Yönetim etiği, etiğin yönetimle ilişkilendirildiği ve yönetim işlevlerinin etik boyutunun ele alındığı bir alandır. Yönetim etiği, genel olarak, yöneticilere işlerinde onlara yol gösterecek davranış biçimleri olarak tanımlanmaktadır. Yöneticilerin, örgütün kültürünü etik ilkeler doğrultusunda inşa etmesi de yönetim etiğinin bir konusudur. Dolayısıyla hem yönetimin etiği hem de etiğin yönetimi, yönetim ile etiği kesiştirmektedir.

Tıp Etiği

Tıp etiği, tıbbi ilişkiler çerçevesinde sağlık uzmanlarının iyi davranmak adına neleri yapmaları ve nelerden kaçınmaları gerektiği hakkındadır. Burada hem soyut düşünme, akıl yürütme hem de belirlenmiş kurallara uyma etkinlikleri söz konusudur.
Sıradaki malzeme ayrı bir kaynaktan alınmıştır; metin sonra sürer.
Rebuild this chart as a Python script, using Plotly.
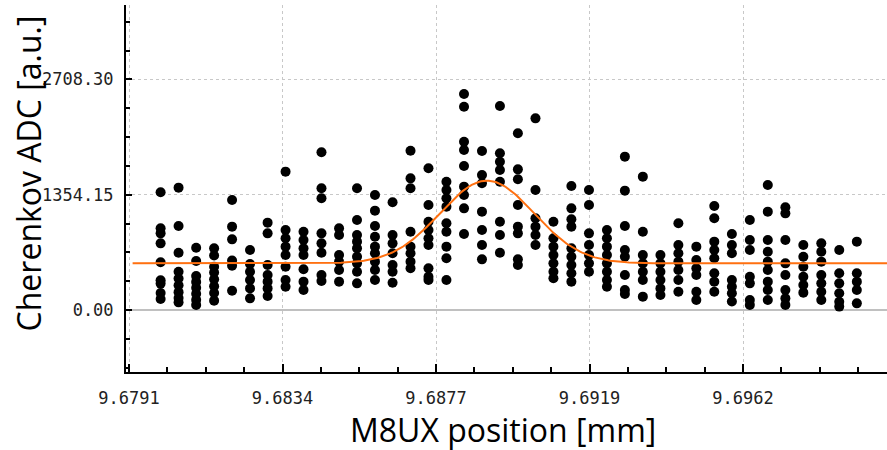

Tıp etiği tıbbi eylemi düzenleyen kurallar ve tıbba özgü değerler dünyası ile ilgilenir. Tıbbi eylemler çerçevesinde neyin “iyi” neyin “kötü” olduğu, mutlak “iyi”nin ve “kötü”nün olup olmayacağı tıp etiğinin temel sorularıdır. Tıp etiğinin gündelik yaşamda ortaya çıkışı sadece değer sorunlarıyla karşılaşma durumları ile sınırlı değildir.

Biyoetik

Biyoetik, bir değerlendirmeye göre, tıbbi eylemin yanı sıra insanın canlı doğayla ve çevreyle olan etkileşimlerindeki değer sorunlarının da konu edildiği disiplinler arası bir akademik alandır. Farklı bir yaklaşımla biyoetiği, tıbbi araştırmalarda dürüstlük, koruyucu hekimlik, sağlık politikaları, sağlık ekonomisi gibi genel ve toplumsal yanı ağır basan konular çerçevesinde beliren etik sorunlara yönelen bir alan biçimde betimlemek de olanaklıdır. Biyoetiğin en önemli özelliklerinden biri disiplinler arası bir niteliğinin olmasıdır. Genel anlamda tıp ve biyolojide ortaya çıkan değer sorunlarına felsefenin, hukukun, sosyal tıbbın, sosyolojinin ve antropolojinin ve diğer bilim dallarının farklı bakış açısıyla yaklaşması, bu sorunların çözümüne yönelik normların üretilmesini de olanaklı kılacaktır.

Biyomedikal Etik

Tıp etiğinden biyoetiğe geçişin bir ara kademesi olarak değerlendirilebilir. İnsan üzerinde gerçekleştirilen tıbbi eylemlerin yanı sıra hayvanlar üzerinde yürütülen tıp araştırmalarını da ilgi alanı içine alması, bir ölçüde insan merkezlilikten canlı merkezliliğe kaymış olması söz konusudur.